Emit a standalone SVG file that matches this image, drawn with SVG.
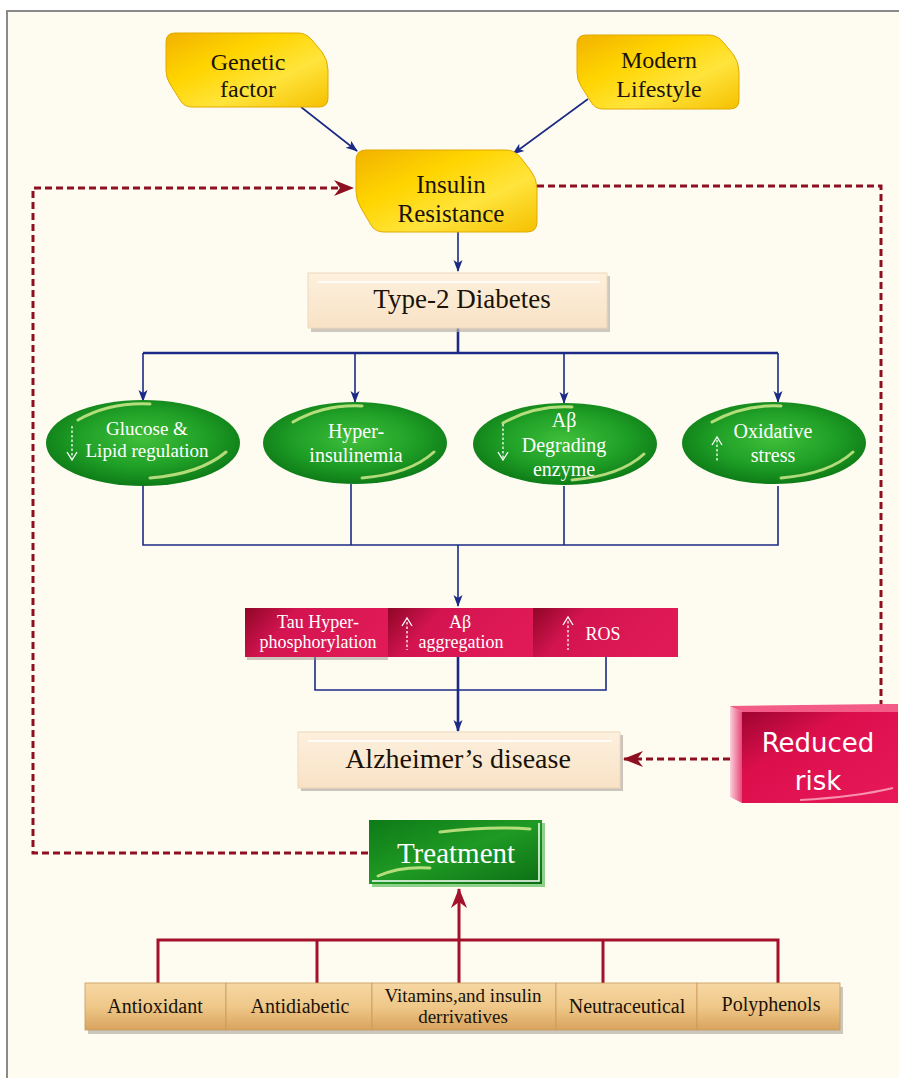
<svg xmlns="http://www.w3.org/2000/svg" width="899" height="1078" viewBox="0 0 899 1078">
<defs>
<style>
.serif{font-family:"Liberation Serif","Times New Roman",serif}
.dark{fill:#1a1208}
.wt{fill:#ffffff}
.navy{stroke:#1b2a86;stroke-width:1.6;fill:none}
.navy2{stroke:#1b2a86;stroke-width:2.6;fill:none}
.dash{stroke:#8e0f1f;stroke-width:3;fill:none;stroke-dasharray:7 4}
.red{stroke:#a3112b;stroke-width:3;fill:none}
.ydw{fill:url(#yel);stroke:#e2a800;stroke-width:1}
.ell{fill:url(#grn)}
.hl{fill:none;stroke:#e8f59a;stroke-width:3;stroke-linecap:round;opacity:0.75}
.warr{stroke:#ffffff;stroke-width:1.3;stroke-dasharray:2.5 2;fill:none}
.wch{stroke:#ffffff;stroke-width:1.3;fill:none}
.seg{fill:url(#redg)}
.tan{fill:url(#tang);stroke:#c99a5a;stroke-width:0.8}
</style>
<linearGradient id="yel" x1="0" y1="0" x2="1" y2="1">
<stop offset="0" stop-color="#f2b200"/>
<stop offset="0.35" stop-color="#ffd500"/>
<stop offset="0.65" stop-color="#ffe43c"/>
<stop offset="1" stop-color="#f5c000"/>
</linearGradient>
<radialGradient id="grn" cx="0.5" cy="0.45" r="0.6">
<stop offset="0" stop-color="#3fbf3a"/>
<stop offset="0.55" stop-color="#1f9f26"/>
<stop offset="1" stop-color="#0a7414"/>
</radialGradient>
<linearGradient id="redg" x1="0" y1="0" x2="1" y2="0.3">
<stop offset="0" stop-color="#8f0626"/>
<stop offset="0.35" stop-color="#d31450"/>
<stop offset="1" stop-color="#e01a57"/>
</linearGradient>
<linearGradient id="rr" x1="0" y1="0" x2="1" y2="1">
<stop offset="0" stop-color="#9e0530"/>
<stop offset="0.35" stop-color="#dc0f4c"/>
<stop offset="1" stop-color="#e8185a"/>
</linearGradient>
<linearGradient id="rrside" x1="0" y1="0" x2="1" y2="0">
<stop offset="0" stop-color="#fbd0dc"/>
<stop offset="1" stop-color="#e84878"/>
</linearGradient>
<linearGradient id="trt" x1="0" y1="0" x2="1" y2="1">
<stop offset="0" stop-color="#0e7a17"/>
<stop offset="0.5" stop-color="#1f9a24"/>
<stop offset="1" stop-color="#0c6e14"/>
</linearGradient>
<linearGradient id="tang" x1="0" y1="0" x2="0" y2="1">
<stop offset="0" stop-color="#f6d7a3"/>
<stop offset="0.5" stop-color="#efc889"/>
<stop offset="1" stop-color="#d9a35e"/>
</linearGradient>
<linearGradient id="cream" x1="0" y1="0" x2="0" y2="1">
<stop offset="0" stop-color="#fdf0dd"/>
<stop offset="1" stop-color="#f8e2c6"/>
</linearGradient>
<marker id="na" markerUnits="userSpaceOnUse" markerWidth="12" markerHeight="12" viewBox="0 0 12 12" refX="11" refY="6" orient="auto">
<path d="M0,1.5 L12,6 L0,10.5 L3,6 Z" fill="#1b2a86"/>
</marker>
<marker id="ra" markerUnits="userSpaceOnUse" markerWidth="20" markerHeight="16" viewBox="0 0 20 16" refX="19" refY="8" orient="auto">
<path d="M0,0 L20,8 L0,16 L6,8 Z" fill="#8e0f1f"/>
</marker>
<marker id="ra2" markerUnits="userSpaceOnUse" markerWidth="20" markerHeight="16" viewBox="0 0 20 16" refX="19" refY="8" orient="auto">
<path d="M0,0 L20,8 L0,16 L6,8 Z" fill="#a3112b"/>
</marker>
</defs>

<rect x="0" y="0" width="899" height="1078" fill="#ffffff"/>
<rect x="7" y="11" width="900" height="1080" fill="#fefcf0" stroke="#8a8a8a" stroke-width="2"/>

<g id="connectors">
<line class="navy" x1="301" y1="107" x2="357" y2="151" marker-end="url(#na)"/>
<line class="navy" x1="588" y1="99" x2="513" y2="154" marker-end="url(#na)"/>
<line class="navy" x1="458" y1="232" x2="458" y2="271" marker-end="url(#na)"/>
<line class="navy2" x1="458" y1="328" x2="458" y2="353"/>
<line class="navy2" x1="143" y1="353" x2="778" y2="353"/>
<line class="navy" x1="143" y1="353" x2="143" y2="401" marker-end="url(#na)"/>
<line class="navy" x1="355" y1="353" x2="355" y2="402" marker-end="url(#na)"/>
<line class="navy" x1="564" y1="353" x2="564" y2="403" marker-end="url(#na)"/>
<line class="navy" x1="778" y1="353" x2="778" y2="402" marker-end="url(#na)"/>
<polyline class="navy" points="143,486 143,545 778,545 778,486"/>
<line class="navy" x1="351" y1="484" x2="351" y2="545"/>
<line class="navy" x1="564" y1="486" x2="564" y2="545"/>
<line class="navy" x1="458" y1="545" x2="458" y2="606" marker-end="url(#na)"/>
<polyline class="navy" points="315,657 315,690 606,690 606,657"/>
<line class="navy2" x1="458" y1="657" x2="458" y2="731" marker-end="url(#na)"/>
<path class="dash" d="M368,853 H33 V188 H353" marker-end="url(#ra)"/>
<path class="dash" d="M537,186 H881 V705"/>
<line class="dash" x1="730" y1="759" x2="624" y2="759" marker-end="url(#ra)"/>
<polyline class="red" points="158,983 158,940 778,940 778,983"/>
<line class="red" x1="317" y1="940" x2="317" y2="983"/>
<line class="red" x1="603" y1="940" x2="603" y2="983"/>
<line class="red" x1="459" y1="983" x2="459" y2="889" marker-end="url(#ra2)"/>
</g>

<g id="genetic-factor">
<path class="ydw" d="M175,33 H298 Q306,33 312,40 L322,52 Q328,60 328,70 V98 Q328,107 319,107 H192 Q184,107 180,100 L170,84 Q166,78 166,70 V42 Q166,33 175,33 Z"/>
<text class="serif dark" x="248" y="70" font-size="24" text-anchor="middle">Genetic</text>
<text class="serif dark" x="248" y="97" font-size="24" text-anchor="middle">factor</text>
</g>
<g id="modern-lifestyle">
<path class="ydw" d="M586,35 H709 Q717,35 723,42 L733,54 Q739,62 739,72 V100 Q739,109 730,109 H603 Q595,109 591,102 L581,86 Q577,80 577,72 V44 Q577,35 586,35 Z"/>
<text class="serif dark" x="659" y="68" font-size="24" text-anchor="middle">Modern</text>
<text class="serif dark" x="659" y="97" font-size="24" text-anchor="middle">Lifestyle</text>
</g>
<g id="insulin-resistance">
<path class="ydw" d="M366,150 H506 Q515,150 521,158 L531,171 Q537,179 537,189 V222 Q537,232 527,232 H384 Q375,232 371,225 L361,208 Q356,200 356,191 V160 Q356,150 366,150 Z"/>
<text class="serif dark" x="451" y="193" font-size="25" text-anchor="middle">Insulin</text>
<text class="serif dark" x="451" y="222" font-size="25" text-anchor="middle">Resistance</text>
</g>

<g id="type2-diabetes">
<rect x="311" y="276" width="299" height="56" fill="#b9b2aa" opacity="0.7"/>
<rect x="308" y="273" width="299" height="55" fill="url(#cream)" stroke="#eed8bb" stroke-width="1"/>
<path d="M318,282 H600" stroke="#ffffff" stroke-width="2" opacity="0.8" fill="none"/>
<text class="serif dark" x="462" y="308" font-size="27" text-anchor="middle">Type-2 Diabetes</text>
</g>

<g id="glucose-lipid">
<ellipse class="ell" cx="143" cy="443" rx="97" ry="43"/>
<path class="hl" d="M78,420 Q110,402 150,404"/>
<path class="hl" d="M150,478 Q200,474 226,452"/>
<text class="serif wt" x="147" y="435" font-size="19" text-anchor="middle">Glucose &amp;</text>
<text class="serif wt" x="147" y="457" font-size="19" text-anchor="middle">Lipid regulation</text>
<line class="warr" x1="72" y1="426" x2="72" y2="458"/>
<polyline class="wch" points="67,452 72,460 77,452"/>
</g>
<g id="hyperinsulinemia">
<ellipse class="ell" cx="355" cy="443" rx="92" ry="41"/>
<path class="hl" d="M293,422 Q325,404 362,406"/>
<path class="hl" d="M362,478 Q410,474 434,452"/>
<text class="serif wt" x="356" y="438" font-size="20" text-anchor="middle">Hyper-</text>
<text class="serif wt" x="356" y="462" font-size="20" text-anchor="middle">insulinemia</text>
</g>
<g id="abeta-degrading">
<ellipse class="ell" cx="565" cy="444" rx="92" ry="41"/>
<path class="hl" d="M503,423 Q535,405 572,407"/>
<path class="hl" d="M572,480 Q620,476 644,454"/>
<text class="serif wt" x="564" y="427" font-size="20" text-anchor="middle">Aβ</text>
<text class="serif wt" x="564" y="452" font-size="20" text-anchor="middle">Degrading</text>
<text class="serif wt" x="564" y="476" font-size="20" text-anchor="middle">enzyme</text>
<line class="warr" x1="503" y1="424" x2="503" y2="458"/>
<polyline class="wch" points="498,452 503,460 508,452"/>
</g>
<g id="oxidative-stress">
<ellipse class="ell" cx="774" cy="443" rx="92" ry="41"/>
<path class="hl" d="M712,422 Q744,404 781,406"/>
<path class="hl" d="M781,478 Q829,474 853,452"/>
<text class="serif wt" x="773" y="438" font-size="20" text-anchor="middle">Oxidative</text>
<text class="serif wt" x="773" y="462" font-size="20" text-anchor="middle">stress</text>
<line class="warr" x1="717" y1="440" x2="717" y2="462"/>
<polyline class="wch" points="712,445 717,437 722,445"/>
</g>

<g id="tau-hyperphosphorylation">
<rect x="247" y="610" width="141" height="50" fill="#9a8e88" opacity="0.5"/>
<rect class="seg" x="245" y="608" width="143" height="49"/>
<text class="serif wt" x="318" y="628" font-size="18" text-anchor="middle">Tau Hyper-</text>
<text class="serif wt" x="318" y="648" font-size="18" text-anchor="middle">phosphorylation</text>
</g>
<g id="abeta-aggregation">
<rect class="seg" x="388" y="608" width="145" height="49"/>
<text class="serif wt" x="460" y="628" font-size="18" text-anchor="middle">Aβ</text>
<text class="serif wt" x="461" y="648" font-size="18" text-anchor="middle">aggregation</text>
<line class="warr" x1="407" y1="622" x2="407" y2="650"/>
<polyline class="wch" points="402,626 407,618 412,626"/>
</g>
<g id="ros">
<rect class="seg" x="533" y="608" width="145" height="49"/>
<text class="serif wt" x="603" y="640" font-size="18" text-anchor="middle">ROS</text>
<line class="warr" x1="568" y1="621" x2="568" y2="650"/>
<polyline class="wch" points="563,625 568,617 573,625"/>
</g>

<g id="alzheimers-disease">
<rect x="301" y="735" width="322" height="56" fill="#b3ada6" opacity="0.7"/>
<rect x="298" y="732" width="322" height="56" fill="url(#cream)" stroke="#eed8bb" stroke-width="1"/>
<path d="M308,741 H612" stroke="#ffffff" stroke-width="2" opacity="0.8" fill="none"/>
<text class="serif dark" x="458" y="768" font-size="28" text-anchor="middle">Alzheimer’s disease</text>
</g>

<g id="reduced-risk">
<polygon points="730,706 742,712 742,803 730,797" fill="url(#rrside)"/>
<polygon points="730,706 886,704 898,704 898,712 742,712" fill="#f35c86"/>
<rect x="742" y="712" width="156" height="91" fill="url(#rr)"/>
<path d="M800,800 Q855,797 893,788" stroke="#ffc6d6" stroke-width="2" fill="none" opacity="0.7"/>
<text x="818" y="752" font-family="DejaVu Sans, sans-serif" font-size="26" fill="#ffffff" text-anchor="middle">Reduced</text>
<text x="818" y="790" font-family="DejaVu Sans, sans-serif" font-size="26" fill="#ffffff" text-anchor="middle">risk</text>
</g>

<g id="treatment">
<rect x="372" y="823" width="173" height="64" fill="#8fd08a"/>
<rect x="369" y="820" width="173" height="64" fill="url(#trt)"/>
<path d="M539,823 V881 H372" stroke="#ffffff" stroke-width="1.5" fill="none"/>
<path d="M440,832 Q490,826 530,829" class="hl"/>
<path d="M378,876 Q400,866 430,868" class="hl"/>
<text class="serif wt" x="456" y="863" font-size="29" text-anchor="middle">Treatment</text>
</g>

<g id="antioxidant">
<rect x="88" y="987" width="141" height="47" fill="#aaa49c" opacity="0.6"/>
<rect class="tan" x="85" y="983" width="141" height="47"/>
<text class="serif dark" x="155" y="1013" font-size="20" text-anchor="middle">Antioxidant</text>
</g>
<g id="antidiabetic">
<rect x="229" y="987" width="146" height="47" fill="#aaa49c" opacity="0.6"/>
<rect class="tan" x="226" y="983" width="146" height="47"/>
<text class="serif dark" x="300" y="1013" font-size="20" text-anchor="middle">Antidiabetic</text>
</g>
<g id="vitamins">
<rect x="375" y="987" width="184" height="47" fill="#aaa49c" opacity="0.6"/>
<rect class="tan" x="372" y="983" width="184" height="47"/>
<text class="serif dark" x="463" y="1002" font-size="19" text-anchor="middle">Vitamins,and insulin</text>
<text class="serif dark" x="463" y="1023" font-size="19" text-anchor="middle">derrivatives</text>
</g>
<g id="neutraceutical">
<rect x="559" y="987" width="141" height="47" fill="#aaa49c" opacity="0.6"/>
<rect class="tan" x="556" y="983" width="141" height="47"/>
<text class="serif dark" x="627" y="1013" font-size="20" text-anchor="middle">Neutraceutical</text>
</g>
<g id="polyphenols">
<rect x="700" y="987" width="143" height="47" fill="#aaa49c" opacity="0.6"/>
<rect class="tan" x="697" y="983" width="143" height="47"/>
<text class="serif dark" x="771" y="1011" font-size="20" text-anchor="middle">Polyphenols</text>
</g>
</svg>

**********

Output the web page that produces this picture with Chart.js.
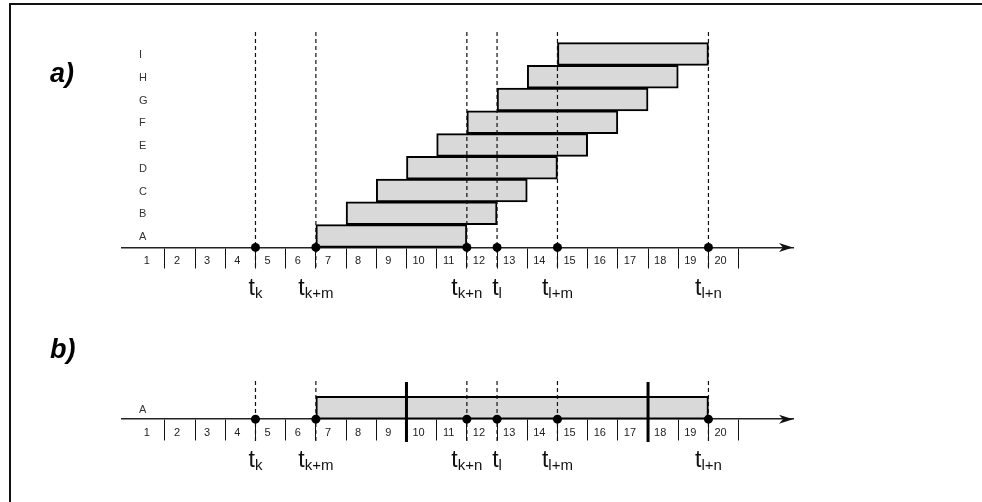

**********

**OBJECTIVE**. Which lines hold the string "this"? List them all.

**EXERCISE RESPONSE**.
Emit a standalone SVG file that matches this image, drawn with SVG.
Output the web page that produces this picture with Chart.js.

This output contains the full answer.